--- Begin ---

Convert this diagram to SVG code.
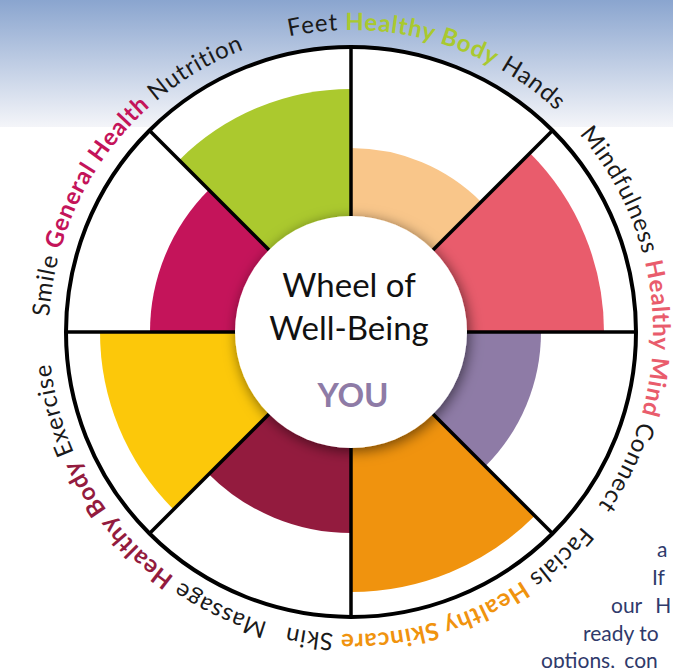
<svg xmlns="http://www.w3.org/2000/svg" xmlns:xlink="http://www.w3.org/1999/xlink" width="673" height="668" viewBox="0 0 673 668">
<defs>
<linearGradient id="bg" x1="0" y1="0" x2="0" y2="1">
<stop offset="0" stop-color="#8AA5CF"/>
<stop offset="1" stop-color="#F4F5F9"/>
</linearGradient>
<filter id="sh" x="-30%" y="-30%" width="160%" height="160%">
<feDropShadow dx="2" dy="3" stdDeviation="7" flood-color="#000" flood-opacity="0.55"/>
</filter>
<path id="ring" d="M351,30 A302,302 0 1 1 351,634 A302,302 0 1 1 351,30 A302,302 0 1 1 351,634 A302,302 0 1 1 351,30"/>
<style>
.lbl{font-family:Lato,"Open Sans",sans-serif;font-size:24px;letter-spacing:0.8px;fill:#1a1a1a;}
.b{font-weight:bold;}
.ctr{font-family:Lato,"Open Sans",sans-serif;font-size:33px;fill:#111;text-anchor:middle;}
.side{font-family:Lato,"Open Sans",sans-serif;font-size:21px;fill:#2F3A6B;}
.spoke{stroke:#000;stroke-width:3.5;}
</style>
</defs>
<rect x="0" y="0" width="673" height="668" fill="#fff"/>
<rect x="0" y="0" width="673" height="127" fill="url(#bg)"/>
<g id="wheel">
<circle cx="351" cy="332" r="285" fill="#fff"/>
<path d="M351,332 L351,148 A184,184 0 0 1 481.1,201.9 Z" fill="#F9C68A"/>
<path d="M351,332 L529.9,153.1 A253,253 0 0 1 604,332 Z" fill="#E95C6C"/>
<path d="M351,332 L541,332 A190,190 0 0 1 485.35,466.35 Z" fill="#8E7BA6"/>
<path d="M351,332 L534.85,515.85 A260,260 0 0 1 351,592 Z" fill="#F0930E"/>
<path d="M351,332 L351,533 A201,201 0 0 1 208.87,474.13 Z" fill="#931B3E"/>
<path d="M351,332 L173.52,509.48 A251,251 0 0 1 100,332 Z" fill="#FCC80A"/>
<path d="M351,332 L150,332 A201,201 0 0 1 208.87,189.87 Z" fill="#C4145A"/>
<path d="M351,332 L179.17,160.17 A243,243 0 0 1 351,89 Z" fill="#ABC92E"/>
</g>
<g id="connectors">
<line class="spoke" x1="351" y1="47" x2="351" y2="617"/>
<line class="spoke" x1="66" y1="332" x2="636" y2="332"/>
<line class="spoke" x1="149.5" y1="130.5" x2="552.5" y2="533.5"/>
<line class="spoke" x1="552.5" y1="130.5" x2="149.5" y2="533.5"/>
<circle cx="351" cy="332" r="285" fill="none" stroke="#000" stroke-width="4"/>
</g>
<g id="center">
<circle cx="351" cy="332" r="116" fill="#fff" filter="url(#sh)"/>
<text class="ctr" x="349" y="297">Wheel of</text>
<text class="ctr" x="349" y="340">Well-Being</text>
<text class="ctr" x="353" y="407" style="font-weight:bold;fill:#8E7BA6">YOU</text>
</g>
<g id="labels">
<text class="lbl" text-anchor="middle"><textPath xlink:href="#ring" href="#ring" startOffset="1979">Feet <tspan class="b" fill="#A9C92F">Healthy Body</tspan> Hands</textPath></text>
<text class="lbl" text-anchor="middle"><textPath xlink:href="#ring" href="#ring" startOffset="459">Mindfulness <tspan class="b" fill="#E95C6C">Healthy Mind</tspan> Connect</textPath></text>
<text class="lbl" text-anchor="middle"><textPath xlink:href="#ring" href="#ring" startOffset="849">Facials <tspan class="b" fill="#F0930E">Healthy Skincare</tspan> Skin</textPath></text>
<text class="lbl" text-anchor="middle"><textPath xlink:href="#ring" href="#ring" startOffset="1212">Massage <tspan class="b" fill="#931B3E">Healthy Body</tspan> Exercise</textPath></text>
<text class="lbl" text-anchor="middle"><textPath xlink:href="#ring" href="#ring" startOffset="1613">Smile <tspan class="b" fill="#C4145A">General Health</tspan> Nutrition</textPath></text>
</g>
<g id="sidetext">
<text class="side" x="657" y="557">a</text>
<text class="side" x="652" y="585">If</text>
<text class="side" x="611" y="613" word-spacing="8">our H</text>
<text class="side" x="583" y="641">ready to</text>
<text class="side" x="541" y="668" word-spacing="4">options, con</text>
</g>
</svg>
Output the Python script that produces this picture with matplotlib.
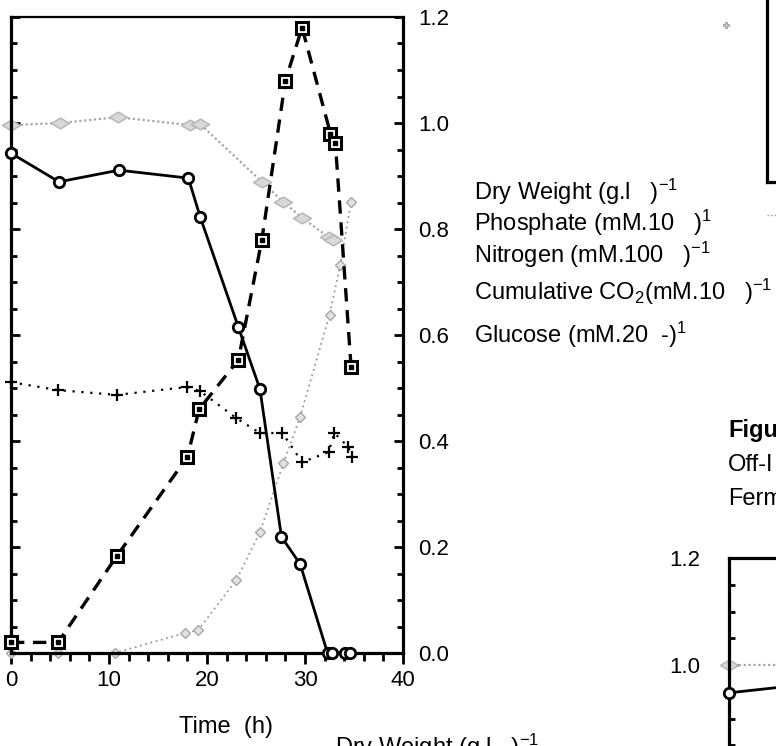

--- End ---

## What is asked
Copy every line above word for word and exclude the pictures.

## The reply
Convert this diagram to SVG code.
<svg xmlns="http://www.w3.org/2000/svg" xmlns:xlink="http://www.w3.org/1999/xlink" width="673" height="668" viewBox="0 0 673 668">
<defs>
<linearGradient id="bg" x1="0" y1="0" x2="0" y2="1">
<stop offset="0" stop-color="#8AA5CF"/>
<stop offset="1" stop-color="#F4F5F9"/>
</linearGradient>
<filter id="sh" x="-30%" y="-30%" width="160%" height="160%">
<feDropShadow dx="2" dy="3" stdDeviation="7" flood-color="#000" flood-opacity="0.55"/>
</filter>
<path id="ring" d="M351,30 A302,302 0 1 1 351,634 A302,302 0 1 1 351,30 A302,302 0 1 1 351,634 A302,302 0 1 1 351,30"/>
<style>
.lbl{font-family:Lato,"Open Sans",sans-serif;font-size:24px;letter-spacing:0.8px;fill:#1a1a1a;}
.b{font-weight:bold;}
.ctr{font-family:Lato,"Open Sans",sans-serif;font-size:33px;fill:#111;text-anchor:middle;}
.side{font-family:Lato,"Open Sans",sans-serif;font-size:21px;fill:#2F3A6B;}
.spoke{stroke:#000;stroke-width:3.5;}
</style>
</defs>
<rect x="0" y="0" width="673" height="668" fill="#fff"/>
<rect x="0" y="0" width="673" height="127" fill="url(#bg)"/>
<g id="wheel">
<circle cx="351" cy="332" r="285" fill="#fff"/>
<path d="M351,332 L351,148 A184,184 0 0 1 481.1,201.9 Z" fill="#F9C68A"/>
<path d="M351,332 L529.9,153.1 A253,253 0 0 1 604,332 Z" fill="#E95C6C"/>
<path d="M351,332 L541,332 A190,190 0 0 1 485.35,466.35 Z" fill="#8E7BA6"/>
<path d="M351,332 L534.85,515.85 A260,260 0 0 1 351,592 Z" fill="#F0930E"/>
<path d="M351,332 L351,533 A201,201 0 0 1 208.87,474.13 Z" fill="#931B3E"/>
<path d="M351,332 L173.52,509.48 A251,251 0 0 1 100,332 Z" fill="#FCC80A"/>
<path d="M351,332 L150,332 A201,201 0 0 1 208.87,189.87 Z" fill="#C4145A"/>
<path d="M351,332 L179.17,160.17 A243,243 0 0 1 351,89 Z" fill="#ABC92E"/>
</g>
<g id="connectors">
<line class="spoke" x1="351" y1="47" x2="351" y2="617"/>
<line class="spoke" x1="66" y1="332" x2="636" y2="332"/>
<line class="spoke" x1="149.5" y1="130.5" x2="552.5" y2="533.5"/>
<line class="spoke" x1="552.5" y1="130.5" x2="149.5" y2="533.5"/>
<circle cx="351" cy="332" r="285" fill="none" stroke="#000" stroke-width="4"/>
</g>
<g id="center">
<circle cx="351" cy="332" r="116" fill="#fff" filter="url(#sh)"/>
<text class="ctr" x="349" y="297">Wheel of</text>
<text class="ctr" x="349" y="340">Well-Being</text>
<text class="ctr" x="353" y="407" style="font-weight:bold;fill:#8E7BA6">YOU</text>
</g>
<g id="labels">
<text class="lbl" text-anchor="middle"><textPath xlink:href="#ring" href="#ring" startOffset="1979">Feet <tspan class="b" fill="#A9C92F">Healthy Body</tspan> Hands</textPath></text>
<text class="lbl" text-anchor="middle"><textPath xlink:href="#ring" href="#ring" startOffset="459">Mindfulness <tspan class="b" fill="#E95C6C">Healthy Mind</tspan> Connect</textPath></text>
<text class="lbl" text-anchor="middle"><textPath xlink:href="#ring" href="#ring" startOffset="849">Facials <tspan class="b" fill="#F0930E">Healthy Skincare</tspan> Skin</textPath></text>
<text class="lbl" text-anchor="middle"><textPath xlink:href="#ring" href="#ring" startOffset="1212">Massage <tspan class="b" fill="#931B3E">Healthy Body</tspan> Exercise</textPath></text>
<text class="lbl" text-anchor="middle"><textPath xlink:href="#ring" href="#ring" startOffset="1613">Smile <tspan class="b" fill="#C4145A">General Health</tspan> Nutrition</textPath></text>
</g>
<g id="sidetext">
<text class="side" x="657" y="557">a</text>
<text class="side" x="652" y="585">If</text>
<text class="side" x="611" y="613" word-spacing="8">our H</text>
<text class="side" x="583" y="641">ready to</text>
<text class="side" x="541" y="668" word-spacing="4">options, con</text>
</g>
</svg>
Output the Python script that produces this picture with matplotlib.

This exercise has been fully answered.